Armstrong hailed as 'modest' hero
Obituary: Armstrong was a quiet, self-described “nerdy” engineer who became a global hero when as a steely nerved US pilot he made “one giant leap for mankind” with the first step on the Moon.
Armstrong died last night following complications resulting from cardiovascular procedures, a statement from his family said.

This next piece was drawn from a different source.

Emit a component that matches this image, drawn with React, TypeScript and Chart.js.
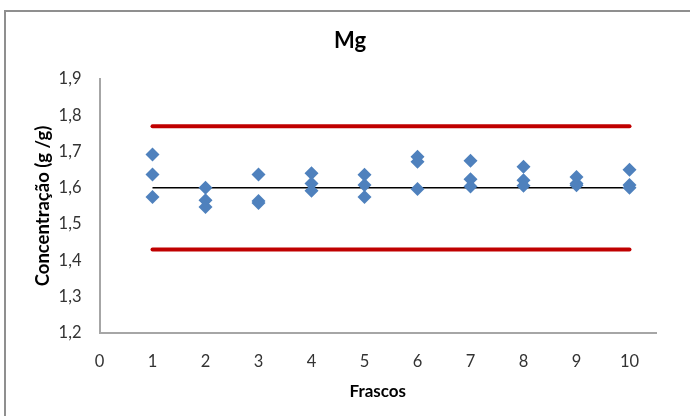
import React, { useEffect, useRef } from 'react';
import { Chart, registerables } from 'chart.js';

Chart.register(...registerables);

// Data
const frascos = [1, 2, 3, 4, 5, 6, 7, 8, 9, 10];
const replicata1 = [1.692, 1.600, 1.637, 1.640, 1.636, 1.686, 1.675, 1.658, 1.630, 1.650];
const replicata2 = [1.637, 1.566, 1.564, 1.612, 1.608, 1.672, 1.624, 1.621, 1.612, 1.608];
const replicata3 = [1.575, 1.547, 1.558, 1.592, 1.575, 1.597, 1.604, 1.606, 1.607, 1.600];
const media = 1.6;
const limiteSuperior = 1.77;
const limiteInferior = 1.43;
const xMin = 0;
const xMax = 10.5;
const yMin = 1.2;
const yMax = 1.9;

const titulo = 'Mg';
const tituloY = 'Concentração (g /g)';
const tituloX = 'Frascos';

const FONT = 'Lato, "Open Sans", sans-serif';

const pontos = frascos.flatMap((f, i) => [
  { x: f, y: replicata1[i] },
  { x: f, y: replicata2[i] },
  { x: f, y: replicata3[i] },
]);

const linha = (v: number) => [
  { x: frascos[0], y: v },
  { x: frascos[frascos.length - 1], y: v },
];

const titlePlugin = {
  id: 'mgTitle',
  afterDraw(chart: any) {
    const ctx = chart.ctx;
    ctx.save();
    ctx.font = `bold 22px ${FONT}`;
    ctx.fillStyle = '#000000';
    ctx.textAlign = 'center';
    ctx.textBaseline = 'middle';
    ctx.fillText(titulo, chart.width / 2 + 5, 41);
    ctx.restore();
  },
};

export default function App() {
  const ref = useRef<HTMLCanvasElement | null>(null);

  useEffect(() => {
    document.body.style.margin = '0';
    if (!ref.current) return;
    const chart = new Chart(ref.current, {
      type: 'scatter',
      data: {
        datasets: [
          {
            label: 'Frascos',
            data: pontos,
            pointStyle: 'rectRot',
            pointRadius: 7,
            pointHoverRadius: 7,
            backgroundColor: '#4F81BD',
            borderColor: '#4F81BD',
            borderWidth: 0,
            showLine: false,
          },
          {
            label: 'Média',
            data: linha(media),
            showLine: true,
            borderColor: '#000000',
            borderWidth: 1.5,
            pointRadius: 0,
          },
          {
            label: 'Limite superior',
            data: linha(limiteSuperior),
            showLine: true,
            borderColor: '#C00000',
            borderWidth: 4,
            borderCapStyle: 'round',
            pointRadius: 0,
          },
          {
            label: 'Limite inferior',
            data: linha(limiteInferior),
            showLine: true,
            borderColor: '#C00000',
            borderWidth: 4,
            borderCapStyle: 'round',
            pointRadius: 0,
          },
        ],
      },
      options: {
        responsive: false,
        animation: false,
        devicePixelRatio: 1,
        layout: { padding: { top: 79, right: 34, bottom: 0, left: 0 } },
        plugins: {
          legend: { display: false },
          tooltip: { enabled: false },
          title: { display: false },
        },
        scales: {
          x: {
            type: 'linear',
            min: xMin,
            max: xMax,
            afterFit: (s: any) => {
              s.height = 83;
            },
            grid: { display: false, drawTicks: false },
            border: { display: true, color: '#A6A6A6', width: 2 },
            ticks: {
              stepSize: 1,
              includeBounds: false,
              padding: 19,
              color: '#333333',
              font: { family: FONT, size: 16.5 },
              callback: (v: any) => (Number.isInteger(v) ? String(v) : ''),
            },
            title: {
              display: true,
              text: tituloX,
              color: '#000000',
              font: { family: FONT, size: 17, weight: 'bold' },
              padding: { top: 0, bottom: 14 },
            },
          },
          y: {
            type: 'linear',
            min: yMin,
            max: yMax,
            afterFit: (s: any) => {
              s.width = 99.5;
            },
            grid: { display: false, drawTicks: false },
            border: { display: true, color: '#A6A6A6', width: 2 },
            ticks: {
              stepSize: 0.1,
              padding: 18,
              color: '#333333',
              font: { family: FONT, size: 16.5 },
              callback: (v: any) => Number(v).toFixed(1).replace('.', ','),
            },
            title: {
              display: true,
              text: tituloY,
              color: '#000000',
              font: { family: FONT, size: 18.5, weight: 'bold' },
              padding: { top: 32, bottom: 0 },
            },
          },
        },
      },
      plugins: [titlePlugin],
    } as any);
    return () => chart.destroy();
  }, []);

  return (
    <div style={{ position: 'relative', width: 690, height: 416, overflow: 'hidden', background: '#ffffff' }}>
      <canvas ref={ref} width={690} height={416} style={{ display: 'block', position: 'absolute', left: 0, top: 0 }} />
      <div
        style={{
          position: 'absolute',
          left: 4,
          top: 10,
          width: 720,
          height: 440,
          border: '2px solid #8F8F8F',
          boxSizing: 'border-box',
          pointerEvents: 'none',
        }}
      />
    </div>
  );
}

It did not say where he died.
Armstrong commanded the Apollo 11 spacecraft that landed on the moon July 20th, 1969, capping the most daring of the 20th century’s scientific expeditions.
His first words after setting foot on the surface are etched in history books and in the memories of those who heard them in a live broadcast.
“That’s one small step for man, one giant leap for mankind,” Armstrong said.
In those first few moments on the moon, during the climax of a heated space race with the then-Soviet Union, Armstrong stopped in what he called “a tender moment” and left a patch to commemorate Nasa astronauts and Soviet cosmonauts who had died in action.
“It was special and memorable, but it was only instantaneous because there was work to do,” Armstrong told an Australian television interviewer this year.
Armstrong and Buzz Aldrin spent nearly three hours walking on the lunar surface, collecting samples, conducting experiments and taking photographs.
“The sights were simply magnificent, beyond any visual experience that I had ever been exposed to,” Armstrong once said.